ANDY Dallas is talking about his first half of the season at Solihull Moors. He's explaining how, despite scoring just three goals in the National League before January, not much was different about his mentality or his approach to games. There was one crucial difference, however. There was the small matter of a badly damaged rib which was causing him plenty of grief.

“I was struggling to sleep at night because with your rib, you cough or you sneeze and you are back to square one and it's brutal,” recalls Dallas. “I'm pretty sure I broke my rib, it was definitely cracked. I was playing through that because I was desperate to play and I felt like the boys were looking at me to get the goals. I'm not saying I felt under pressure to play but I put pressure on myself to be playing and scoring. I never want to make excuses [but] looking back maybe I wasn't 100 per cent.”

The injury has long since healed and the transformation has been incredible since Christmas gave way to New Year. Suddenly Dallas, 22, started smashing goals in left, right and centre. A conversation over the festive period with his father, Peter, perhaps planted a seed.

“My dad was actually saying at New Year that I normally come on to a game in the second half of the season because I look after myself and I'm professional – and sometimes it just takes a bit of time to gel into a new team.”

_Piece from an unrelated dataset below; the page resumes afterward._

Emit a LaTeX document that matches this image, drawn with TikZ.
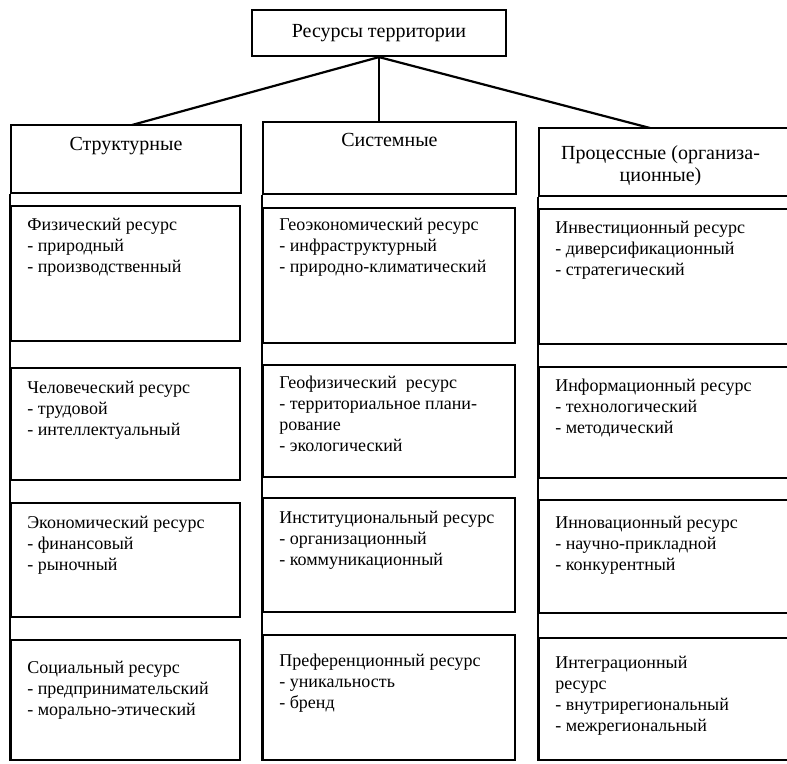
\documentclass[tikz,border=0pt]{standalone}
\usepackage{fontspec}
\setmainfont{Liberation Serif}
\usetikzlibrary{positioning, fit}

\tikzset{
    res/.style={draw, line width=1.1pt, rectangle, inner sep=0pt},
    restext/.style={anchor=north west, inner sep=0pt, align=left, font=\fontsize{9}{10.5}\selectfont},
    headtext/.style={anchor=north, inner sep=0pt, align=center, font=\fontsize{10}{11}\selectfont},
    link/.style={line width=1.1pt}
}

\begin{document}
\begin{tikzpicture}[x=0.5pt, y=-0.5pt]
    \useasboundingbox (0,0) rectangle (787,764);
    \clip (0,0) rectangle (787,764);

    % Root box
    \node[res, fit={(252,10) (506,56)}] (root) {};
    \node[headtext, anchor=center] (roottext) at (root.center) {Ресурсы территории};

    % Column headers
    \node[res, fit={(11,125) (241,193)}] (h1) {};
    \node[res, fit={(263,122) (516,194)}] (h2) {};
    \node[res, fit={(539,128) (800,196)}] (h3) {};
    \node[headtext] (h1text) at ([shift={(0,13)}]h1.north) {Структурные};
    \node[headtext] (h2text) at ([shift={(0,12)}]h2.north) {Системные};
    \node[headtext] (h3text) at ([shift={(-9,18)}]h3.north) {Процессные (организа-\\ционные)};

    % Root to headers
    \coordinate (j1) at (132,125);
    \coordinate (j3) at (650,128);
    \draw[link] (root.south) -- (j1);
    \draw[link] (root.south) -- (root.south |- h2.north);
    \draw[link] (root.south) -- (j3);

    % Resource boxes: name / left / right / top / bottom / text offset / text
    \foreach \n/\xl/\xr/\yt/\yb/\dy/\txt in {
        11/11/240/206/341/13/{Физический ресурс\\- природный\\- производственный},
        12/11/240/368/480/14/{Человеческий ресурс\\- трудовой\\- интеллектуальный},
        13/11/240/503/617/14/{Экономический ресурс\\- финансовый\\- рыночный},
        14/11/240/640/760/22/{Социальный ресурс\\- предпринимательский\\- морально-этический},
        21/263/515/208/343/11/{Геоэкономический ресурс\\- инфраструктурный\\- природно-климатический},
        22/263/515/365/477/12/{Геофизический\ \ ресурс\\- территориальное плани-\\рование\\- экологический},
        23/263/515/498/612/14/{Институциональный ресурс\\- организационный\\- коммуникационный},
        24/263/515/635/760/20/{Преференционный ресурс\\- уникальность\\- бренд},
        31/539/800/209/344/13/{Инвестиционный ресурс\\- диверсификационный\\- стратегический},
        32/539/800/367/478/13/{Информационный ресурс\\- технологический\\- методический},
        33/539/800/500/613/17/{Инновационный ресурс\\- научно-прикладной\\- конкурентный},
        34/539/800/638/760/19/{Интеграционный\\ресурс\\- внутрирегиональный\\- межрегиональный}} {
        \node[res, fit={(\xl,\yt) (\xr,\yb)}] (b\n) {};
        \node[restext] (t\n) at ([shift={(17,\dy)}]b\n.north west) {\txt};
    }

    % Left bus lines of the columns
    \draw[link] (h1.south west) -- (b14.south west);
    \draw[link] (h2.south west) -- (b24.south west);
    \draw[link] (h3.south west) -- (b34.south west);
\end{tikzpicture}
\end{document}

That has certainly been the case for Dallas at Solihull, the relatively youthful Midlands club which was formed in 2007 following a merger between Solihull Borough and Moor Green, whom he joined from Cambridge United last summer. Since the turn of the year, and free from the rib injury, the former Rangers youngster has demonstrated the kind of razor-sharp form that once took him to the fringes of Steven Gerrard's first team at Ibrox. By January 16, he had scored three times but a hat trick against Southport in the FA Trophy doubled his tally and a week later in the league he destroyed Dover Athletic singlehandedly with all five goals in a 5-0 win. In total, he has scored 19 in the campaign and 13 of them have come in his last 14 games as Solihull have kept up the pressure in the race for promotion to League 2.

The Solihull management team of Neal Ardley and James Quinn had been impressed by Dallas's performances during a loan spell at Weymouth the previous season.

“I knew quite little about them to be honest, it was a conversation I'd had with the manager [Ardley] and he was really positive. I can honestly say that the facilities are better than Cambridge. The standard of the gym, the sports science department, they do breakfast in the morning compared to Cambridge where it was just a case of turning up. I was just at a stage of my career – you're obviously not promised game time – but they just said they were putting a lot of faith and trust in me and that gave me a lot of confidence that I was going to help the club and they were going to help me. It was a good proposition for both parties.”

For Dallas, taking a step down from League 2 has worked, and now it is a case of trying to return to the place where he came from.

“The teams pushing for promotion in our league would be comfortable in League 2. If you look at the teams promoted from our league they always seem to do well, the likes of Sutton, they are quite close to the play-offs. We had Wigan in the FA Cup, and at the time that was the hardest draw we could have got – they were top of League 1 – and we gave them a good game away from home, we ended up getting a replay, we went 1-0 up and unfortunately we got beaten in extra-time. There's not too much between the levels.”

Dallas has taken regular soundings from Quinn – a former Northern Ireland international striker – and Ardley, who played almost 200 games for Wimbledon in England's top flight, while one of his team-mates at Damson Park is Adam Rooney, sixth on the SPFL Premiership all-time scorers lost.

It's not a bad trio to canvass for advice, even if Ardley and Quinn are forever wanting him to push himself further.

“As much as they are happy with me, they are always demanding more and I think it is because they see the potential in me. It is a demanding league but the opportunity to come in and work with Neal Ardley [was great]. Quinny, as well, I'm quite close to him and the knowledge that he has been able to pass on along with the likes of Adam Rooney [has helped]. Roons is at the other side of his career but Quinny has said to me 'watch his movement because there are things that he can do that you can't and vice versa'. If you can take a leaf out of his book you will be going in the right direction.”

That direction appears to be up with Solihull riding high in the National League. They occupy fourth place in the division which would be good enough for a quarter-final play-off berth in the convoluted promotion system that is used in England's fifth tier. Dallas, though, is trying not to look too far into the future and he remains grounded when asked about what happens next.

“I don't want to think about it too much. It is easy when you are scoring a few goals to think I want to do this and that but I do take it game by game. I know I can score goals in this league. Obviously I have got dreams and aspirations for myself and the club understands that I want to play at the highest level possible. It's a dream of mine to play for Scotland, and I think back to sitting on the bench [at Rangers] and how close I got, regardless if I was ready or not, I was deservedly there and it makes me hungry to get back to that level. I've moved away from home, I train every day, I eat well, I try to do everything that I can so that I am right for the weekend. I don't want that to be wasted [effort].”